O Patriarca termina o seu texto dizendo que “hoje e em Portugal só não obtém conhecimento seguro sobre algum tema teológico quem não o queira ter, porque não sabe ou não quer saber. (…) Em Braga, Lisboa ou Porto e em todo o tempo e lugar via internet, a Faculdade de Teologia aí está, franca e disponível, para servir a Igreja e para que a Igreja sirva qualificadamente a sociedade e a cultura portuguesas”.

As fotografias que ilustram o texto de António Marujo são do fotojornalista António Pedro Ferreira. “Quem vir o livro perceberá também a forma como o António Pedro captou tão bem os diversos entrevistados”, diz o jornalista e autor do livro.

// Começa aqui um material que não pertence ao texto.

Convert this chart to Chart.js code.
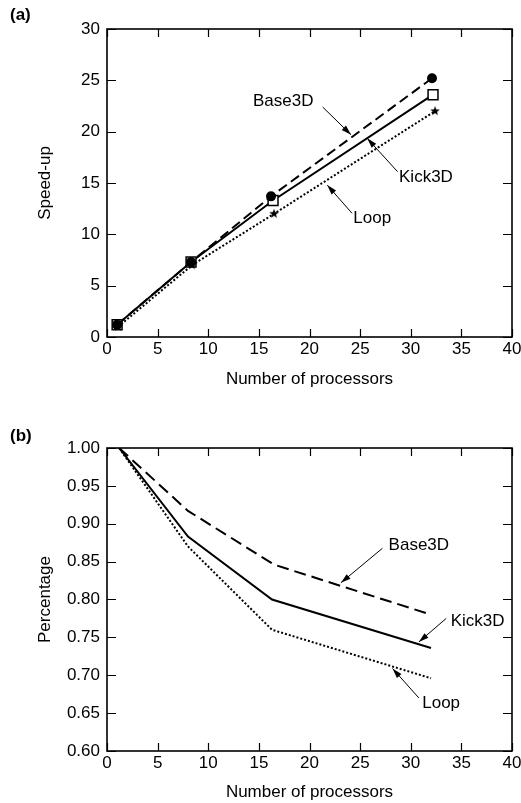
<!DOCTYPE html>
<html><head><meta charset="utf-8">
<script src="https://cdn.jsdelivr.net/npm/chart.js@4/dist/chart.umd.min.js"></script>
<style>
html,body{margin:0;padding:0;background:#fff;}
#wrap{position:relative;width:521px;height:803px;overflow:hidden;font-family:"Liberation Sans",Arial,sans-serif;}
.panel{position:absolute;left:0;width:521px;}
.tag{position:absolute;left:10px;font-weight:bold;font-size:17px;color:#000;line-height:20px;}
</style></head><body>
<div id="wrap">
<div class="panel" style="top:0;height:390px"><canvas id="c1" width="521" height="390"></canvas></div>
<div class="panel" style="top:400px;height:403px"><canvas id="c2" width="521" height="403"></canvas></div>
<div class="tag" style="top:5px">(a)</div>
<div class="tag" style="top:426px">(b)</div>
</div>
<script>
// ---- data ----
const processorTicks = [0, 5, 10, 15, 20, 25, 30, 35, 40];
const speedupTicks = [0, 5, 10, 15, 20, 25, 30];
const percentTicks = [0.60, 0.65, 0.70, 0.75, 0.80, 0.85, 0.90, 0.95, 1.00];
const seriesNames = ['Base3D', 'Kick3D', 'Loop'];

const speedBaseX = [1.0, 8.3, 16.2, 32.1];
const speedBaseY = [1.2, 7.3, 13.7, 25.2];
const speedKickX = [1.0, 8.3, 16.4, 32.2];
const speedKickY = [1.2, 7.3, 13.3, 23.6];
const speedLoopX = [1.1, 8.4, 16.5, 32.4];
const speedLoopY = [1.0, 7.0, 12.0, 22.0];

const effBaseX = [1.2, 8.0, 16.5, 32.0];
const effBaseY = [1.000, 0.917, 0.846, 0.780];
const effKickX = [1.2, 8.0, 16.3, 32.0];
const effKickY = [1.000, 0.883, 0.800, 0.736];
const effLoopX = [1.2, 8.0, 16.3, 32.0];
const effLoopY = [1.000, 0.870, 0.760, 0.696];

// annotation labels (data units)
const speedNotes = [
  {text: 'Base3D', at: [17.4, 23.0], from: [21.3, 22.4], to: [24.1, 19.7]},
  {text: 'Kick3D', at: [31.5, 15.6], from: [28.7, 16.1], to: [25.7, 19.35]},
  {text: 'Loop',   at: [26.2, 11.6], from: [24.2, 12.05], to: [21.75, 14.8]}
];
const effNotes = [
  {text: 'Base3D', at: [30.8, 0.872], from: [27.2, 0.8676], to: [23.1, 0.822]},
  {text: 'Kick3D', at: [36.6, 0.771], from: [33.5, 0.775], to: [30.8, 0.744]},
  {text: 'Loop',   at: [33.0, 0.663], from: [30.8, 0.670], to: [28.2, 0.709]}
];

// ---- helpers ----
const FAMILY = '"Liberation Sans", Arial, Helvetica, sans-serif';
Chart.defaults.font.family = FAMILY;
Chart.defaults.color = '#000';

function zip(xs, ys) { return xs.map((v, i) => ({x: v, y: ys[i]})); }

function makeStar(size) {
  const c = document.createElement('canvas');
  c.width = size; c.height = size;
  const g = c.getContext('2d');
  const cx = size / 2, cy = size / 2, R = size / 2, r = R * 0.42;
  g.beginPath();
  for (let i = 0; i < 10; i++) {
    const a = -Math.PI / 2 + i * Math.PI / 5;
    const rr = i % 2 === 0 ? R : r;
    g.lineTo(cx + rr * Math.cos(a), cy + rr * Math.sin(a));
  }
  g.closePath();
  g.fillStyle = '#000';
  g.fill();
  return c;
}
const starImg = makeStar(10);

const framePlugin = {
  id: 'frame',
  afterDatasetsDraw(chart, args, opts) {
    const {ctx, chartArea: {left, right, top, bottom}, scales: {x, y}} = chart;
    ctx.save();
    ctx.strokeStyle = '#000';
    ctx.lineWidth = 1.6;
    ctx.strokeRect(left, top, right - left, bottom - top);
    ctx.lineWidth = 1.2;
    ctx.beginPath();
    x.ticks.forEach(t => {
      const px = Math.round(x.getPixelForValue(t.value)) + 0.5;
      ctx.moveTo(px, bottom); ctx.lineTo(px, bottom - 8);
      ctx.moveTo(px, top); ctx.lineTo(px, top + 8);
    });
    y.ticks.forEach(t => {
      const py = Math.round(y.getPixelForValue(t.value)) + 0.5;
      ctx.moveTo(left, py); ctx.lineTo(left + 9, py);
      ctx.moveTo(right, py); ctx.lineTo(right - 9, py);
    });
    ctx.stroke();

    ctx.font = '17px ' + FAMILY;
    ctx.textAlign = 'center';
    ctx.textBaseline = 'middle';
    ctx.fillStyle = '#000';
    (opts.notes || []).forEach(n => {
      ctx.fillText(n.text, x.getPixelForValue(n.at[0]), y.getPixelForValue(n.at[1]));
      const x0 = x.getPixelForValue(n.from[0]), y0 = y.getPixelForValue(n.from[1]);
      const x1 = x.getPixelForValue(n.to[0]), y1 = y.getPixelForValue(n.to[1]);
      ctx.lineWidth = 1;
      ctx.beginPath(); ctx.moveTo(x0, y0); ctx.lineTo(x1, y1); ctx.stroke();
      const ang = Math.atan2(y1 - y0, x1 - x0);
      const L = 10, W = 3;
      ctx.beginPath();
      ctx.moveTo(x1, y1);
      ctx.lineTo(x1 - L * Math.cos(ang) + W * Math.sin(ang), y1 - L * Math.sin(ang) - W * Math.cos(ang));
      ctx.lineTo(x1 - L * Math.cos(ang) - W * Math.sin(ang), y1 - L * Math.sin(ang) + W * Math.cos(ang));
      ctx.closePath();
      ctx.fill();
    });
    ctx.restore();
  }
};

function buildOptions(cfg) {
  return {
    responsive: false,
    animation: false,
    events: [],
    layout: {padding: {top: cfg.padTop, right: 9, left: 0, bottom: 0}},
    plugins: {
      legend: {display: false},
      tooltip: {enabled: false},
      frame: {notes: cfg.notes}
    },
    scales: {
      x: {
        type: 'linear', min: 0, max: 40,
        afterBuildTicks: s => { s.ticks = processorTicks.map(v => ({value: v})); },
        grid: {display: false, drawTicks: false},
        border: {display: false},
        ticks: {color: '#000', font: {size: 17}, padding: 2, maxRotation: 0, autoSkip: false},
        title: {display: true, text: 'Number of processors', color: '#000', font: {size: 17}, padding: {top: 0, bottom: 0}},
        afterFit: s => { s.height = cfg.xHeight; s.paddingLeft = 0; s.paddingRight = 0; }
      },
      y: {
        type: 'linear', min: cfg.yMin, max: cfg.yMax,
        afterBuildTicks: s => { s.ticks = cfg.yTicks.map(v => ({value: v})); },
        grid: {display: false, drawTicks: false},
        border: {display: false},
        ticks: {color: '#000', font: {size: 17}, padding: 7, autoSkip: false, callback: cfg.fmt},
        title: {display: true, text: cfg.yTitle, color: '#000', font: {size: 17}, padding: {top: 35, bottom: 0}},
        afterFit: s => { s.width = 107; s.paddingTop = 0; s.paddingBottom = 0; }
      }
    }
  };
}

// ---- chart (a) ----
new Chart(document.getElementById('c1'), {
  type: 'scatter',
  data: {
    datasets: [
      {label: seriesNames[0], data: zip(speedBaseX, speedBaseY), showLine: true, borderColor: '#000', borderWidth: 2,
       borderDash: [10, 5], pointStyle: 'circle', pointRadius: 5, backgroundColor: '#000', pointBorderWidth: 0},
      {label: seriesNames[2], data: zip(speedLoopX, speedLoopY), showLine: true, borderColor: '#000', borderWidth: 2,
       borderDash: [2, 2], pointStyle: starImg, pointRadius: 5, backgroundColor: '#000'},
      {label: seriesNames[1], data: zip(speedKickX, speedKickY), showLine: true, borderColor: '#000', borderWidth: 2,
       pointStyle: 'rect', pointRadius: 7, backgroundColor: '#fff', pointBorderColor: '#000', pointBorderWidth: 1.5}
    ]
  },
  options: buildOptions({padTop: 29, xHeight: 53, yMin: 0, yMax: 30, yTicks: speedupTicks,
    fmt: v => String(v), yTitle: 'Speed-up', notes: speedNotes}),
  plugins: [framePlugin]
});

// ---- chart (b) ----
new Chart(document.getElementById('c2'), {
  type: 'scatter',
  data: {
    datasets: [
      {label: seriesNames[0], data: zip(effBaseX, effBaseY), showLine: true, borderColor: '#000', borderWidth: 2,
       borderDash: [12, 6], pointRadius: 0},
      {label: seriesNames[1], data: zip(effKickX, effKickY), showLine: true, borderColor: '#000', borderWidth: 2,
       pointRadius: 0},
      {label: seriesNames[2], data: zip(effLoopX, effLoopY), showLine: true, borderColor: '#000', borderWidth: 2,
       borderDash: [2, 2], pointRadius: 0}
    ]
  },
  options: buildOptions({padTop: 48, xHeight: 52, yMin: 0.6, yMax: 1.0, yTicks: percentTicks,
    fmt: v => Number(v).toFixed(2), yTitle: 'Percentage', notes: effNotes}),
  plugins: [framePlugin]
});
</script>
</body></html>
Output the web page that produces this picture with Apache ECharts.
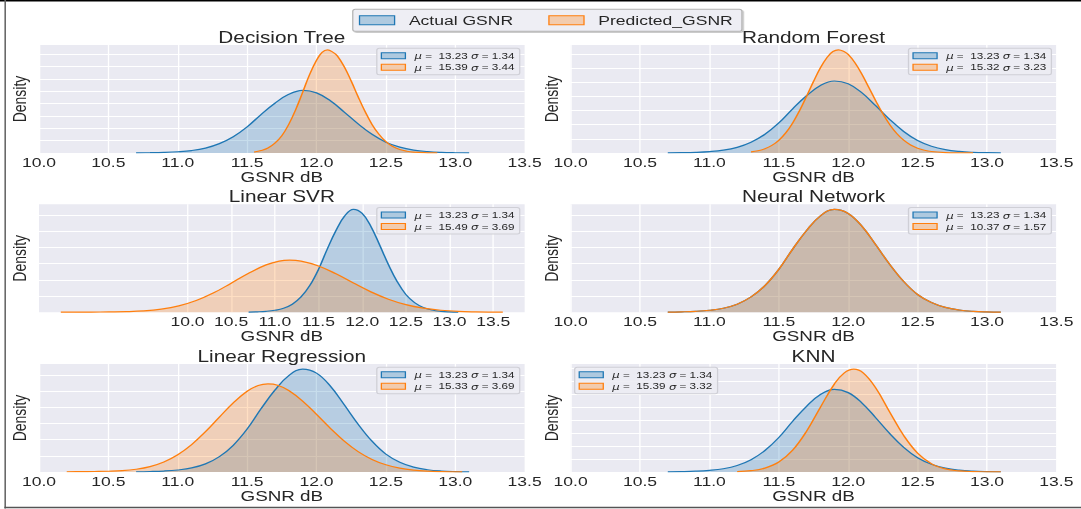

Marujo sublinha que esta “será uma leitura estimulante, as pessoas irem lendo o texto e olharem depois para a fotografia e perceber que essa fotografia diz muito daquilo que a pessoa transmite nos textos. Portanto, acho que nesse pormenor o António Pedro captou muito bem esse olhar e a reflexão que cada uma das pessoas fez e o seu próprio modo de ver a teologia e as propostas de reflexão que fez sobre ela”.